Réflexions
Lancement du cycle de conférence Montreuil Animaliste
7 mars 2025
Conférence de Réjane Sénac
Le 7 mars dernier, Montreuil Animaliste a eu le plaisir d’accueillir Réjane Sénac, directrice de recherche CNRS à Sciences Po, pour une conférence autour de son ouvrage Comme si nous étions des animaux, publié dans la collection "Libelle" aux éditions du Seuil. L'événement a rassemblé un public varié, soucieux d’explorer les implications politiques et philosophiques de l’antispécisme.

Une critique de l’anthropocentrisme et de l’animalisation
Dès l’ouverture de la discussion, Réjane Sénac a posé la question centrale de son livre : pourquoi et comment l’animalité a-t-elle été mobilisée pour justifier des formes d’exclusion et de domination au sein des sociétés humaines ? Elle a retracé l’usage historique de l’animalisation comme outil de hiérarchisation sociale, notamment dans le cadre du racisme, du sexisme et de la marginalisation de certains groupes.

L’auteure a souligné la contradiction profonde qui structure nos représentations : d’un côté, l’humain se définit par opposition à l’animal ; de l’autre, il en revendique certaines caractéristiques pour légitimer sa domination. Ce paradoxe alimente les résistances face aux revendications antispécistes, qui s’inscrivent dans une extension du principe d’égalité à tous les êtres sentients.

L’antispécisme : un défi pour les mouvements progressistes
Au fil de la conférence, Réjane Sénac a mis en lumière les tensions existant au sein des mouvements progressistes face à la question animale.

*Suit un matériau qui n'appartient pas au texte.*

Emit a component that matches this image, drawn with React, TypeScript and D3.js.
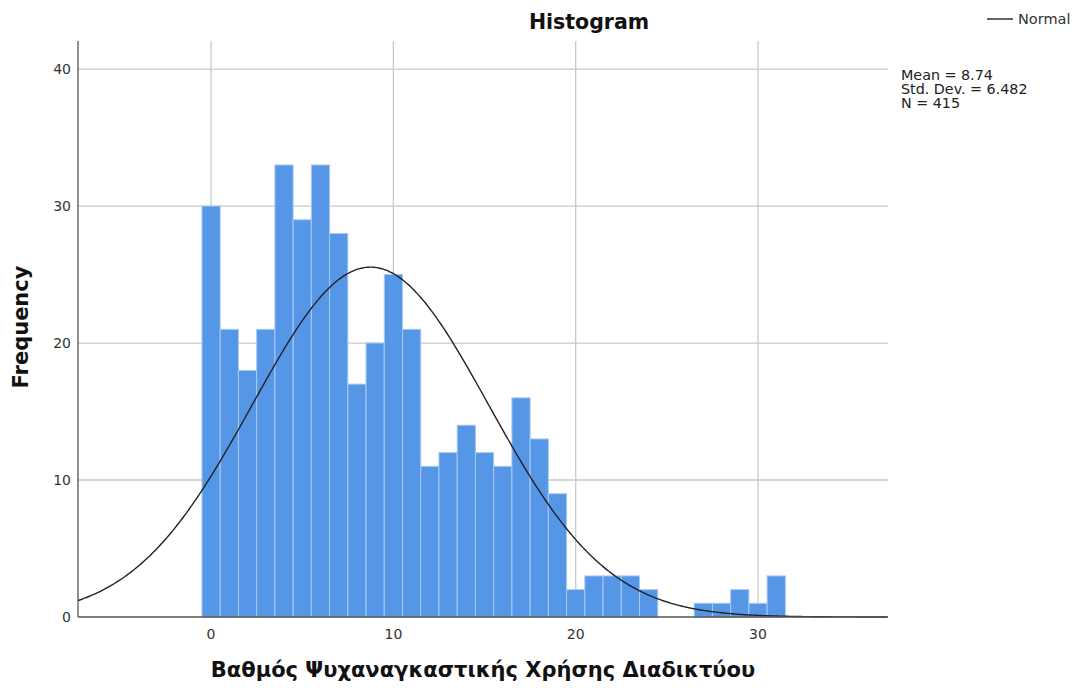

Si l’égalité est un principe structurant de ces luttes, son application aux animaux non humains se heurte encore à des réticences, voire à des incompréhensions. Elle a ainsi invité à une réflexion sur la manière dont l’émancipation politique pourrait s’élargir pour inclure tous les êtres vivants, sans pour autant tomber dans un moralisme simpliste ou une négation des spécificités humaines.

Échanges et débats avec le public
L’intervention a donné lieu à un échange riche avec le public. Plusieurs participants ont interrogé l’auteure sur les implications concrètes de ses analyses : comment dépasser l’anthropocentrisme dans les politiques publiques ? Quels leviers existent pour faire évoluer le droit animal ? D'autres ont souligné les résistances culturelles et philosophiques à l’antispécisme, notamment dans les cercles féministes et antiracistes, ouvrant ainsi une discussion sur les alliances et les conflits entre luttes sociales et luttes animales.

Réjane Sénac a plaidé pour une réévaluation de nos cadres politiques afin d’inclure pleinement la question animale dans un projet d’émancipation collective. Son intervention a offert une perspective stimulante et critique sur les défis qui attendent les défenseurs des animaux dans leur quête de justice. Cette première conférence a été une occasion précieuse de nourrir la réflexion sur les fondements de notre rapport aux autres êtres vivants et de repenser ensemble les contours d’une égalité véritablement inclusive.